If you’re reading this because you’re planning to propose — congratulations. And take a breath. This doesn’t have to be as complicated as you’re afraid it is.

Here’s how I walk my engagement ring clients through the process:

Start with her (or his) style, not the stone. What kind of jewelry does your partner wear? Are the pieces mostly yellow gold or white metal? Are they bold and architectural, or delicate and understated? Do they prefer classic and timeless, or distinctive and unexpected? The answers to these questions narrow the field dramatically before we ever talk about diamond specifications.

Understand the setting’s relationship to the stone. The setting isn’t just a frame — it changes everything about how the diamond reads on the hand. A solitaire puts all the focus on the center stone, which means cut quality matters enormously. A halo setting makes a smaller center stone appear significantly larger. A pavé band adds fire and brilliance even when you’re not looking at the center. A bezel setting offers a clean, modern look and provides more protection for an active lifestyle.
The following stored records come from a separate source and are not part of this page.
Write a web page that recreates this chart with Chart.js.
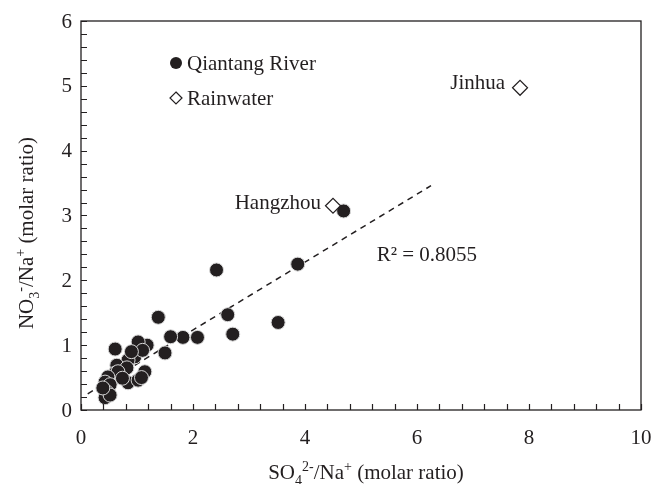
<!DOCTYPE html>
<html><head><meta charset="utf-8">
<script src="https://cdn.jsdelivr.net/npm/chart.js@4/dist/chart.umd.min.js"></script>
<style>html,body{margin:0;padding:0;background:#fff}#wrap{width:654px;height:484px}</style>
</head><body><div id="wrap"><canvas id="c" width="654" height="484"></canvas></div>
<script>
const riverX = [4.69,3.87,2.42,2.62,3.52,2.71,1.38,1.82,1.60,2.08,1.50,1.18,1.02,0.61,0.96,0.84,0.64,0.82,0.61,0.66,1.14,0.48,0.43,0.84,1.02,0.52,0.46,0.43,0.52,0.39,1.10,0.90,0.74,1.08];
const riverY = [3.07,2.25,2.16,1.47,1.35,1.17,1.43,1.12,1.13,1.12,0.88,1.00,1.05,0.94,0.82,0.77,0.69,0.65,0.57,0.59,0.59,0.51,0.43,0.42,0.46,0.39,0.28,0.19,0.23,0.34,0.92,0.90,0.49,0.50];
const rainNames = ["Jinhua","Hangzhou"];
const rainX = [7.84,4.50];
const rainY = [4.97,3.15];
const trendX = [0.12,6.25];
const trendY = [0.25,3.46];
const r2Label = "R² = 0.8055";
const xTicks = [0,2,4,6,8,10];
const yTicks = [0,1,2,3,4,5,6];

const FONT = "'Liberation Serif', 'Times New Roman', serif";
const TXT = '#231f20';
const FS = 21;

const pts = (xs, ys) => xs.map((x,i)=>({x, y: ys[i]}));

const decor = {
  id:'decor',
  afterDraw(chart){
    const {ctx, chartArea:a, scales:{x, y}} = chart;
    ctx.save();
    ctx.strokeStyle = '#231f20';
    ctx.lineWidth = 1.3;
    ctx.strokeRect(a.left, a.top, a.right-a.left, a.bottom-a.top);
    ctx.beginPath();
    for (let v=0; v<=10.001; v+=0.4){
      const px = Math.round(x.getPixelForValue(v))+0.5;
      ctx.moveTo(px, a.bottom); ctx.lineTo(px, a.bottom-6);
    }
    for (let v=0; v<=6.001; v+=0.2){
      const py = Math.round(y.getPixelForValue(v))+0.5;
      ctx.moveTo(a.left, py); ctx.lineTo(a.left+6, py);
    }
    ctx.lineWidth = 1.2;
    ctx.stroke();

    ctx.fillStyle = TXT;
    ctx.font = FS + 'px ' + FONT;
    // tick labels
    ctx.textBaseline = 'middle';
    ctx.textAlign = 'center';
    xTicks.forEach(v => ctx.fillText(String(v), x.getPixelForValue(v), a.bottom + 28));
    ctx.textAlign = 'right';
    yTicks.forEach(v => ctx.fillText(String(v), a.left - 9, y.getPixelForValue(v) + 1));

    // annotations
    ctx.textAlign = 'right';
    ctx.fillText(rainNames[0], x.getPixelForValue(rainX[0]) - 15, y.getPixelForValue(rainY[0]) - 4);
    ctx.fillText(rainNames[1], x.getPixelForValue(rainX[1]) - 12, y.getPixelForValue(rainY[1]) - 2);
    ctx.textAlign = 'left';
    ctx.fillText(r2Label, x.getPixelForValue(5.28), y.getPixelForValue(2.38));

    // legend
    const lx = 176, ly1 = 63, ly2 = 98;
    ctx.beginPath(); ctx.arc(lx, ly1, 6, 0, Math.PI*2); ctx.fillStyle = '#231f20'; ctx.fill();
    ctx.beginPath(); ctx.moveTo(lx, ly2-6); ctx.lineTo(lx+6, ly2); ctx.lineTo(lx, ly2+6); ctx.lineTo(lx-6, ly2); ctx.closePath();
    ctx.fillStyle = '#fff'; ctx.fill(); ctx.lineWidth = 1.2; ctx.strokeStyle = '#231f20'; ctx.stroke();
    ctx.fillStyle = TXT;
    ctx.fillText('Qiantang River', lx+11, ly1+1);
    ctx.fillText('Rainwater', lx+11, ly2+1);

    // axis titles
    const drawRich = (parts, cx, cy) => {
      const f = p => (p.s ? Math.round(FS*0.66) : FS) + 'px ' + FONT;
      let w = 0;
      parts.forEach(p => { ctx.font = f(p); w += ctx.measureText(p.t).width; });
      let cur = cx - w/2;
      ctx.textAlign = 'left'; ctx.textBaseline = 'alphabetic';
      parts.forEach(p => {
        ctx.font = f(p);
        const off = p.s === 'sub' ? 6 : p.s === 'sup' ? -8 : 0;
        ctx.fillText(p.t, cur, cy + off);
        cur += ctx.measureText(p.t).width;
      });
    };
    drawRich([{t:'SO'},{t:'4',s:'sub'},{t:'2-',s:'sup'},{t:'/Na'},{t:'+',s:'sup'},{t:' (molar ratio)'}], 366, 479);
    ctx.save();
    ctx.translate(33, 233);
    ctx.rotate(-Math.PI/2);
    drawRich([{t:'NO'},{t:'3',s:'sub'},{t:'-',s:'sup'},{t:'/Na'},{t:'+',s:'sup'},{t:' (molar ratio)'}], 0, 0);
    ctx.restore();
    ctx.restore();
  }
};

new Chart(document.getElementById('c'), {
  type: 'scatter',
  data: {
    datasets: [
      { label:'trend', type:'line', data: pts(trendX, trendY), borderColor:'#231f20', borderWidth:1.5, borderDash:[6,5], pointRadius:0, fill:false, order:3 },
      { label:'Qiantang River', data: pts(riverX, riverY), pointStyle:'circle', pointRadius:7, backgroundColor:'#231f20', borderColor:'#d8d8d8', borderWidth:1, order:2 },
      { label:'Rainwater', data: pts(rainX, rainY), pointStyle:'rectRot', pointRadius:7.5, backgroundColor:'#ffffff', borderColor:'#231f20', borderWidth:1.2, order:1 }
    ]
  },
  options: {
    responsive:false, animation:false, devicePixelRatio:1,
    layout:{ padding:{ top:21, right:13, left:0, bottom:0 } },
    plugins:{ legend:{display:false}, tooltip:{enabled:false} },
    scales:{
      x:{ type:'linear', min:0, max:10,
        afterBuildTicks(s){ s.ticks = xTicks.map(v=>({value:v})); },
        afterFit(s){ s.height = 74; },
        grid:{ display:false, drawTicks:false }, border:{ display:false },
        ticks:{ display:false } },
      y:{ type:'linear', min:0, max:6,
        afterBuildTicks(s){ s.ticks = yTicks.map(v=>({value:v})); },
        afterFit(s){ s.width = 81; },
        grid:{ display:false, drawTicks:false }, border:{ display:false },
        ticks:{ display:false } }
    }
  },
  plugins:[decor]
});
</script></body></html>
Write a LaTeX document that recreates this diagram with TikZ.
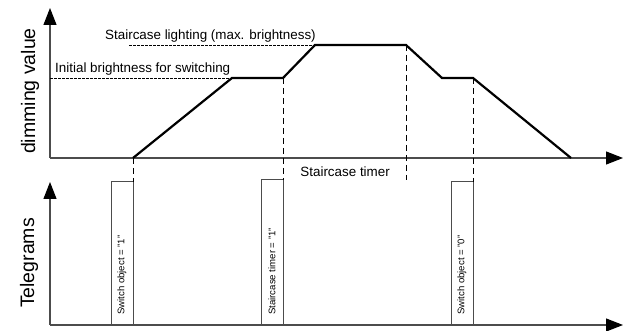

Think about wearability, not just aesthetics. An engagement ring is worn every single day — while cooking, exercising, sleeping (sometimes), working with hands. High-set stones are more dramatic but more prone to catching. Channel-set bands protect stones better than prong settings but require more effort to resize. These practical considerations matter enormously over 20 years of daily wear.

Consider the long game. Some couples want a starter ring now and a significant upgrade on an anniversary. Others want to invest in the real thing immediately. Both approaches are valid, and I’ve helped clients with both. What I discourage is buying something just because it’s “what you’re supposed to do” — a ring that doesn’t feel right, in a budget range that creates financial stress, from a store you walked into because it was there.

At J. Ortman Jewelry, engagement ring consultations are personal, unhurried, and completely judgment-free. I don’t have a floor full of commission-motivated sales associates. It’s me, you, and the stones — and we take as long as we need.

The Concierge Jewelry Model: Why It Changes Everything

The traditional retail jewelry model works like this: a company buys large quantities of finished jewelry, marks it up substantially, trains salespeople to move it, and displays it in cases designed to make everything look equally desirable. The inventory is the product. You, the buyer, are asked to find yourself within it.

The concierge model is the opposite. You are the starting point. Your taste, your budget, your timeline, your occasion — everything begins there. I source for you specifically, which means access to stones and settings that never sit in a display case, at prices that reflect actual diamond wholesale markets rather than retail markup.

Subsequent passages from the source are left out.